Based on an examination of Iran's reactions to Iraq's 1980 invasion, Annie Tracy Samuel calls into question the contention that an attack by the US and/or Israel will weaken the Islamic Republic. This is the final part in a series of two articles. Read part 1 here.
During the Iran-Iraq War, Iran’s Supreme Leader Ayatollah Khomeini and his political and military allies took advantage of the wartime mobilization to consolidate their power. Iran’s current Supreme Leader, Ali Khamenei, and the powerful Islamic Revolution Guards Corps (IRGC) would be able to achieve similar results in the case of an attack on Iran.

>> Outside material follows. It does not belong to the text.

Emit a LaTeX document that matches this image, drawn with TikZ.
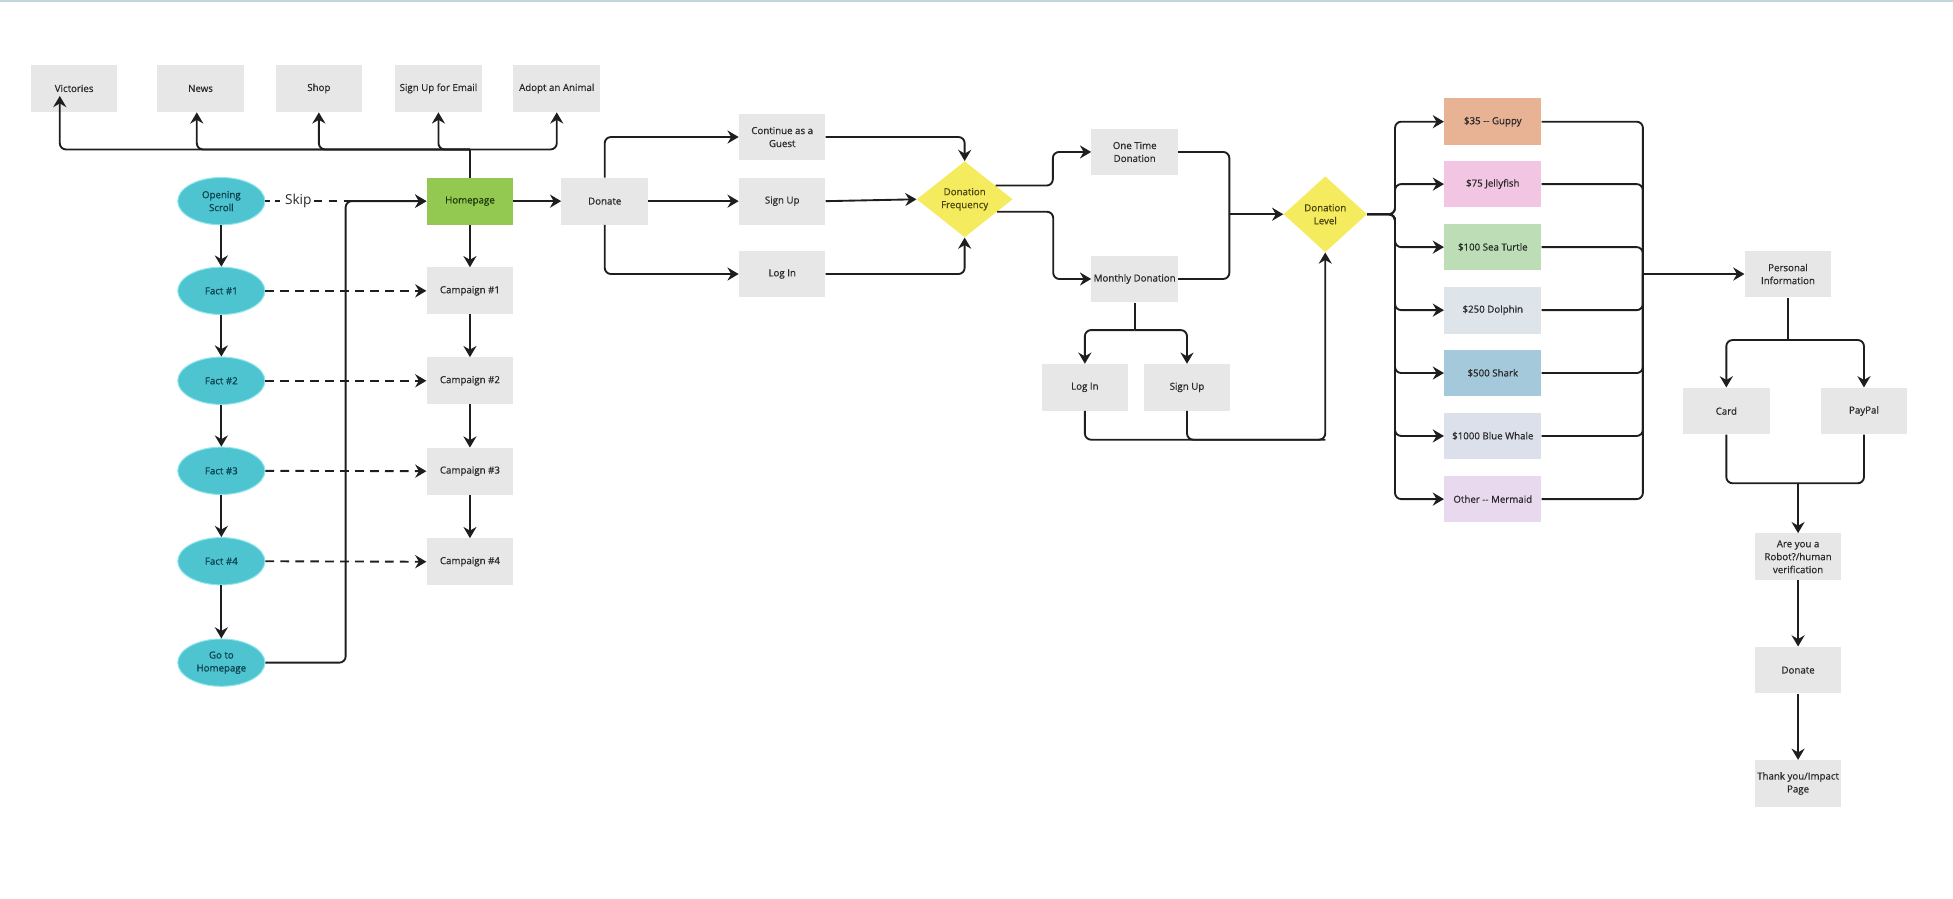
\documentclass[tikz,border=0pt]{standalone}
\usepackage{fontspec}
\setmainfont{Open Sans}
\newfontfamily\boxfam{Open Sans}[FakeBold=0.6]
\usetikzlibrary{arrows.meta,shapes.geometric,calc}
\definecolor{boxgray}{HTML}{E7E7E7}
\definecolor{txt}{HTML}{2A2A2A}
\definecolor{linec}{HTML}{1E1E1E}
\definecolor{greenbox}{HTML}{93C851}
\definecolor{greentxt}{HTML}{1E3A0C}
\definecolor{tealc}{HTML}{4EC4D0}
\definecolor{tealb}{HTML}{8FE6EE}
\definecolor{tealtxt}{HTML}{0B3F4C}
\definecolor{yel}{HTML}{F5EB5E}
\definecolor{yeltxt}{HTML}{4A4510}
\definecolor{lvA}{HTML}{E8B295}
\definecolor{lvB}{HTML}{F2C5E2}
\definecolor{lvC}{HTML}{BCDDB6}
\definecolor{lvD}{HTML}{DDE5EB}
\definecolor{lvE}{HTML}{A4C9DA}
\definecolor{lvF}{HTML}{DCE0EB}
\definecolor{lvG}{HTML}{E9D9EE}
\definecolor{topline}{HTML}{C3D7DA}
\newcommand\boxfont{\boxfam\fontsize{7.8}{10.4}\selectfont}
\newcommand\skipfont{\fontsize{11}{13}\selectfont}
\begin{document}
\begin{tikzpicture}[x=1pt,y=-1pt,
  box/.style={rectangle, fill=boxgray, minimum width=69.5pt, minimum height=37.5pt, inner sep=1pt, align=center, text=txt, font=\boxfont},
  lvbox/.style={box, minimum width=78pt},
  pill/.style={ellipse, fill=tealc, draw=tealb, line width=0.8pt, minimum width=70pt, minimum height=38pt, inner sep=0pt, align=center, text=tealtxt, font=\boxfont},
  dia/.style={diamond, fill=yel, inner sep=0pt, align=center, text=yeltxt, font=\boxfont},
  conn/.style={line width=1.5pt, draw=linec, rounded corners=5pt},
  arr/.style={conn, -{Stealth[length=9pt,width=10.5pt,inset=3pt]}},
  dasharr/.style={arr, dash pattern=on 7pt off 5pt}]
\useasboundingbox (0,0) rectangle (1568,721);
\fill[topline] (0,0) rectangle (1568,1.3);

% top row
\node[box, minimum height=38pt] (vic) at (59.5,71) {Victories};
\node[box, minimum height=38pt] (news) at (161,71) {News};
\node[box, minimum height=38pt] (shop) at (256,71) {Shop};
\node[box, minimum height=38pt] (email) at (352,71) {Sign Up for Email};
\node[box, minimum height=38pt] (adopt) at (447,71) {Adopt an Animal};

% left column
\node[pill] (os) at (177.7,161.5) {Opening\\Scroll};
\node[pill] (f1) at (177.7,233.5) {Fact \#1};
\node[pill] (f2) at (177.7,305.7) {Fact \#2};
\node[pill] (f3) at (177.7,378) {Fact \#3};
\node[pill] (f4) at (177.7,450.6) {Fact \#4};
\node[pill] (goh) at (177.7,532) {Go to\\Homepage};

\node[box, fill=greenbox, text=greentxt] (hp) at (377.3,161.5) {Homepage};
\node[box] (c1) at (377.3,233.5) {Campaign \#1};
\node[box] (c2) at (377.3,305.7) {Campaign \#2};
\node[box] (c3) at (377.3,378.3) {Campaign \#3};
\node[box] (c4) at (377.3,451) {Campaign \#4};

\node[box] (don) at (485.5,161.5) {Donate};
\node[box] (guest) at (628,110) {Continue as a\\Guest};
\node[box] (signup) at (628,161.5) {Sign Up};
\node[box] (login) at (628,220) {Log In};
\node[dia, minimum width=77pt, minimum height=61pt] (df) at (774.5,160) {Donation\\Frequency};

\node[box] (ot) at (911,122) {One Time\\Donation};
\node[box] (md) at (911,224) {Monthly Donation};
\node[box] (li2) at (871,311) {Log In};
\node[box] (su2) at (953,311) {Sign Up};
\node[dia, minimum width=67pt, minimum height=61pt] (dl) at (1064,172) {Donation\\Level};

\node[lvbox, fill=lvA] (l1) at (1198.5,97.7) {\$35 {-}{-} Guppy};
\node[lvbox, fill=lvB] (l2) at (1198.5,147.8) {\$75 Jellyfish};
\node[lvbox, fill=lvC] (l3) at (1198.5,198.4) {\$100 Sea Turtle};
\node[lvbox, fill=lvD] (l4) at (1198.5,249) {\$250 Dolphin};
\node[lvbox, fill=lvE] (l5) at (1198.5,299.5) {\$500 Shark};
\node[lvbox, fill=lvF] (l6) at (1198.5,350) {\$1000 Blue Whale};
\node[lvbox, fill=lvG] (l7) at (1198.5,400.7) {Other {-}{-} Mermaid};

\node[box] (pi) at (1435.5,220) {Personal\\Information};
\node[box] (card) at (1386,330) {Card};
\node[box] (paypal) at (1496.5,330) {PayPal};
\node[box] (robot) at (1443.6,447) {Are you a\\Robot?/human\\verification};
\node[box] (don2) at (1443.6,538) {Donate};
\node[box] (thanks) at (1443.6,629) {Thank you/Impact\\Page};

% top bus
\coordinate (hub) at (377.3,120);
\coordinate (victip) at (48,77);
\draw[conn] (hp.north) -- (hub);
\draw[arr] (hub) -| (victip);
\draw[arr] (hub) -| ([xshift=-3pt]news.south);
\draw[arr] (hub) -| (shop.south);
\draw[arr] (hub) -| (email.south);
\draw[arr] (hub) -| (adopt.south);

% skip and left column
\node[font=\skipfont, text=txt, inner sep=1.5pt] (skip) at (239.5,161.5) {Skip};
\draw[conn, dash pattern=on 4pt off 4pt] (os.east) -- (skip.west);
\draw[dasharr] (skip.east) -- (hp.west);
\coordinate (gjoin) at (277.5,532);
\draw[arr] (goh.east) -- (gjoin) |- (hp.west);
\draw[arr] (os) -- (f1);
\draw[arr] (f1) -- (f2);
\draw[arr] (f2) -- (f3);
\draw[arr] (f3) -- (f4);
\draw[arr] (f4) -- (goh);
\draw[dasharr] (f1.east) -- (c1.west);
\draw[dasharr] (f2.east) -- (c2.west);
\draw[dasharr] (f3.east) -- (c3.west);
\draw[dasharr] (f4.east) -- (c4.west);
\draw[arr] (hp) -- (c1);
\draw[arr] (c1) -- (c2);
\draw[arr] (c2) -- (c3);
\draw[arr] (c3) -- (c4);
\draw[arr] (hp.east) -- (don.west);

% donate branch
\draw[arr] (don.north) |- (guest.west);
\draw[arr] (don.east) -- (signup.west);
\draw[arr] (don.south) |- (login.west);
\draw[arr] (guest.east) -| (df.north);
\draw[arr] (signup.east) -- (df.west);
\draw[arr] (login.east) -| (df.south);

% frequency
\draw[arr] (df.24) -- ++(46,0) |- (ot.west);
\draw[arr] (df.-21) -- ++(45,0) |- (md.west);
\coordinate (mj) at (987,172);
\draw[conn] (ot.east) -| (mj);
\draw[conn] (md.east) -| (mj);
\draw[arr] (mj) -- (dl.west);
\coordinate (ms) at (911,265);
\draw[conn] (md.south) -- (ms);
\draw[arr] (ms) -| (li2.north);
\draw[arr] (ms) -| (su2.north);
\coordinate (lsb) at (1064,353);
\draw[arr] (li2.south) |- (lsb) -- (dl.south);
\draw[conn] (su2.south) |- (lsb);

% levels
\coordinate (lb) at (1120,172);
\foreach \n in {l1,l2,l3,l4,l5,l6,l7}{
  \draw[arr] (dl.east) -- (lb) |- (\n.west);
}
\coordinate (rb) at (1319,220);
\foreach \n in {l1,l2,l3,l4,l5,l6,l7}{
  \draw[conn] (\n.east) -| (rb);
}
\draw[arr] (rb) -- (pi.west);

% payment
\coordinate (ps) at (1435.5,273);
\draw[conn] (pi.south) -- (ps);
\draw[arr] (ps) -| (card.north);
\draw[arr] (ps) -| (paypal.north);
\coordinate (cj) at (1443.6,388);
\draw[conn] (card.south) |- (cj);
\draw[conn] (paypal.south) |- (cj);
\draw[arr] (cj) -- (robot.north);
\draw[arr] (robot.south) -- (don2.north);
\draw[arr] (don2.south) -- (thanks.north);
\end{tikzpicture}
\end{document}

The Revolutionary Guards have long warned of the dangers posed by Iran’s external enemies and have characterized internal opposition as the work of external forces. An attack on Iran will seemingly vindicate the IRGC’s position and enable them to increase repression and their own power. Iranians favoring any sort of softer line will be undermined and suppressed.
An Attack on Human Rights
Hossein Ghazian, an Iranian sociologist who was jailed in Iran and is now a visiting scholar at Syracuse University, said that, in the case of an attack, the regime would have "enough legitimacy, excuses, and reasons to repress those opposed to it." Similarly, in a 2005 op-ed in The New York Times, Iranian human rights activists Shirin Ebadi and Hadi Ghaemi put forward "The Human Rights Case Against Attacking Iran." They argued that "for human rights defenders in Iran, the possibility of a foreign military attack on their country represents an utter disaster for their cause." The authors also drew a parallel with the Islamic Republic’s behavior following the 1980 Iraqi invasion. They argued that the "threat of foreign military intervention will provide a powerful excuse for authoritarian elements to uproot [independent human rights organizations] and put an end to their growth." Furthermore, they asserted that"Human rights violators will use this opportunity to silence their critics by labelling them as the enemy’s fifth column. In 1980, after Saddam Hussein invaded Iran and inflamed nationalist passions, Iranian authorities used such arguments to suppress dissidents."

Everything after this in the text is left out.